═════ DATASET EXCERPT ═════
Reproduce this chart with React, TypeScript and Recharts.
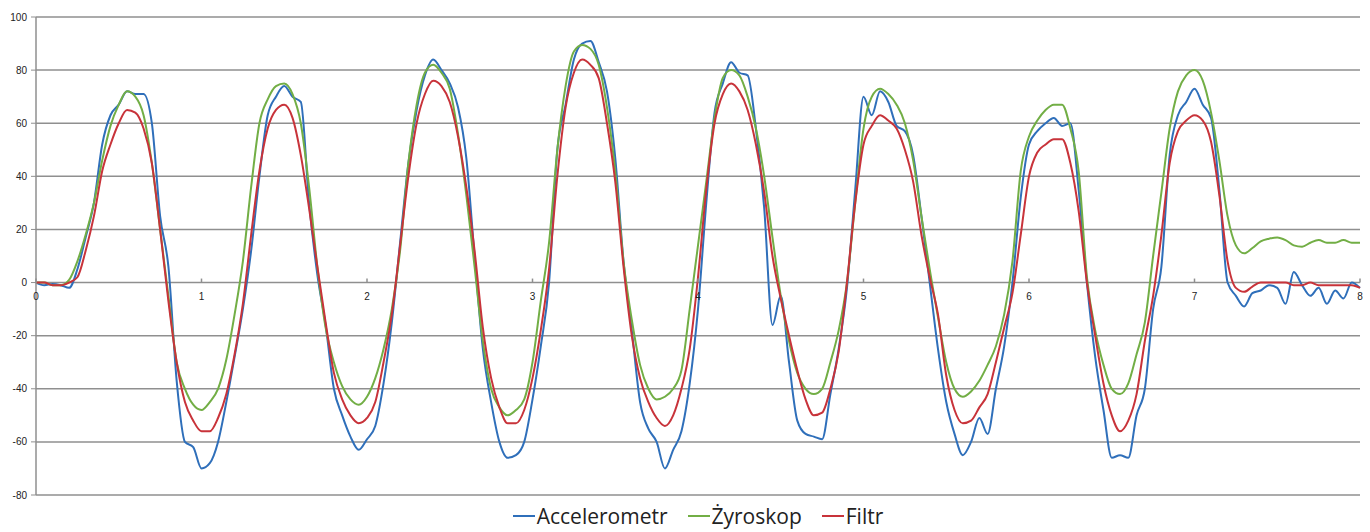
import React from 'react';
import { LineChart, Line, XAxis, YAxis, CartesianGrid, ReferenceDot } from 'recharts';

// sample grid: one reading every 0.05 s, 0 .. 8
const time = Array.from({ length: 161 }, (_, i) => Math.round(i * 5) / 100);

// one row per second (20 samples), last value is t = 8
const accelerometr = [
    0, -1, -0.5, -1, -2, 5, 17, 30, 52, 63, 67, 72, 71, 71, 60, 25, 6, -37, -60, -62,
    -70, -68, -60, -45, -28, -10, 12, 40, 63, 70, 74, 70, 68, 30, 3, -16, -40, -50, -58, -63,
    -59, -54, -38, -15, 15, 45, 65, 78, 84, 80, 75, 66, 47, 10, -25, -45, -60, -66, -65, -60,
    -44, -24, 0, 50, 67, 84, 90, 91, 83, 72, 47, 8, -18, -45, -55, -60, -70, -63, -56, -38,
    -10, 30, 64, 75, 83, 79, 78, 58, 28, -16, -5, -30, -52, -57, -58, -59, -42, -25, -2, 35,
    70, 63, 72, 68, 59, 57, 48, 25, 0, -25, -45, -57, -65, -60, -51, -57, -40, -24, 0, 32,
    52, 57, 60, 62, 59, 60, 35, 0, -28, -48, -66, -65, -66, -50, -40, -10, 6, 48, 63, 68,
    73, 67, 62, 35, 0, -5, -9, -4, -3, -1, -2, -8, 4, -1, -5, -2, -8, -3, -6, 0,
    -2,
];

const zyroskop = [
    0, 0, -1, -1, 1, 8, 18, 30, 46, 59, 67, 72, 70, 63, 45, 20, -5, -30, -40, -46,
    -48, -45, -40, -29, -12, 8, 36, 60, 69, 74, 75, 71, 60, 36, 6, -17, -30, -39, -44, -46,
    -43, -36, -25, -10, 12, 45, 67, 79, 82, 79, 73, 56, 33, 6, -22, -40, -47, -50, -48, -44,
    -30, -7, 15, 50, 74, 87, 89.5, 88, 82, 66, 42, 8, -14, -31, -40, -44, -43, -40, -33, -10,
    14, 38, 62, 77, 80, 78, 70, 58, 40, 17, -5, -22, -34, -40, -42, -40, -30, -18, 0, 30,
    58, 70, 73, 71, 67, 60, 46, 25, 5, -13, -30, -40, -43, -41, -37, -31, -24, -12, 8, 42,
    55, 61, 65, 67, 67, 58, 42, 2, -18, -31, -40, -42, -38, -27, -15, 10, 34, 58, 72, 78,
    80, 76, 64, 46, 25, 14, 11, 13, 15.5, 16.5, 17, 16, 14, 13.5, 15, 16, 15, 15, 16, 15,
    15,
];

const filtr = [
    0, 0, -1, -1, 0, 2, 12, 25, 42, 52, 60, 65, 64, 58, 45, 20, -7, -30, -45, -52,
    -56, -56, -51, -42, -27, -8, 18, 42, 58, 65, 67, 62, 48, 28, 6, -15, -34, -44, -50, -53,
    -51, -45, -30, -12, 14, 40, 60, 71, 76, 74, 68, 55, 36, 12, -17, -36, -47, -53, -53, -48,
    -36, -18, 5, 40, 66, 79, 84, 82, 77, 60, 38, 6, -20, -36, -45, -51, -54, -50, -40, -25,
    2, 35, 60, 71, 75, 72, 65, 52, 34, 10, -6, -20, -33, -44, -50, -49, -40, -26, 0, 30,
    52, 59, 63, 61, 58, 50, 38, 18, 2, -12, -35, -48, -53, -52, -47, -42, -30, -17, -4, 18,
    40, 49, 52, 54, 54, 45, 27, 0, -20, -38, -50, -56, -52, -42, -22, -5, 18, 45, 57, 61,
    63, 61, 53, 33, 8, -2, -3.5, -1.5, 0, 0, 0, 0, -1, -1, 0, -1, -1, -1, -1, -1,
    -2,
];

const xTicks = [0, 1, 2, 3, 4, 5, 6, 7, 8];
const yTicks = [-80, -60, -40, -20, 0, 20, 40, 60, 80, 100];
const seriesNames = ['Accelerometr', 'Żyroskop', 'Filtr'];
const seriesKeys = ['acc', 'gyro', 'filt'];
const colors = ['#2f6fba', '#72ae45', '#c8333a'];

const data = time.map((t, i) => ({
    t,
    acc: accelerometr[i],
    gyro: zyroskop[i],
    filt: filtr[i],
}));

const gridColor = '#8f8f8f';
const labelFont = '"Liberation Sans", Arial, sans-serif';

// excel style: x labels sit on the zero line, not at the bottom
const ZeroTick = (props: any) => {
    const { cx, cy, value } = props;
    return (
        <g>
            <line x1={cx} x2={cx} y1={cy - 4} y2={cy} stroke={gridColor} strokeWidth={1.5} />
            <text x={cx} y={cy + 17} textAnchor="middle" fontSize={10} fill="#222" fontFamily={labelFont}>
                {value}
            </text>
        </g>
    );
};

const App = () => {
    return (
        <div style={{ position: 'absolute', left: 0, top: 0, width: 1370, height: 532, background: '#fff' }}>
            <LineChart
                width={1370}
                height={500}
                data={data}
                margin={{ top: 17, right: 10, left: 0, bottom: 5 }}>
                <CartesianGrid vertical={false} stroke={gridColor} strokeWidth={1.5} />
                <XAxis dataKey="t" type="number" domain={[0, 8]} ticks={xTicks} hide />
                <YAxis
                    domain={[-80, 100]}
                    ticks={yTicks}
                    interval={0}
                    width={36}
                    axisLine={{ stroke: gridColor, strokeWidth: 1.5 }}
                    tickLine={{ stroke: gridColor }}
                    tickSize={5}
                    tickMargin={4}
                    tick={{ fontSize: 10, fill: '#222', fontFamily: labelFont }}
                />
                {xTicks.map((k) => (
                    <ReferenceDot
                        key={k}
                        x={k}
                        y={0}
                        r={0}
                        shape={(p: any) => <ZeroTick {...p} value={k} />}
                    />
                ))}
                {seriesKeys.map((key, i) => (
                    <Line
                        key={key}
                        type="monotone"
                        dataKey={key}
                        name={seriesNames[i]}
                        stroke={colors[i]}
                        strokeWidth={2}
                        dot={false}
                        isAnimationActive={false}
                    />
                ))}
            </LineChart>
            <div
                style={{
                    position: 'absolute',
                    left: 36,
                    top: 502,
                    width: 1324,
                    display: 'flex',
                    justifyContent: 'center',
                    gap: 20,
                    fontFamily: '"Open Sans", sans-serif',
                    fontSize: 21,
                    lineHeight: '28px',
                    color: '#222',
                }}>
                {seriesNames.map((name, i) => (
                    <div key={name} style={{ display: 'flex', alignItems: 'center' }}>
                        <span style={{ width: 22, height: 2, background: colors[i], marginRight: 2 }} />
                        <span>{name}</span>
                    </div>
                ))}
            </div>
        </div>
    );
};

export default App;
═════
**WORK INSTRUCTIONS**. Leave out any pictures, please, and quote only the lines from the top of the data through the line that contains "Math.round(i * 5) / 100);".

**REPLY**.
Reproduce this chart with React, TypeScript and Recharts.
import React from 'react';
import { LineChart, Line, XAxis, YAxis, CartesianGrid, ReferenceDot } from 'recharts';

// sample grid: one reading every 0.05 s, 0 .. 8
const time = Array.from({ length: 161 }, (_, i) => Math.round(i * 5) / 100);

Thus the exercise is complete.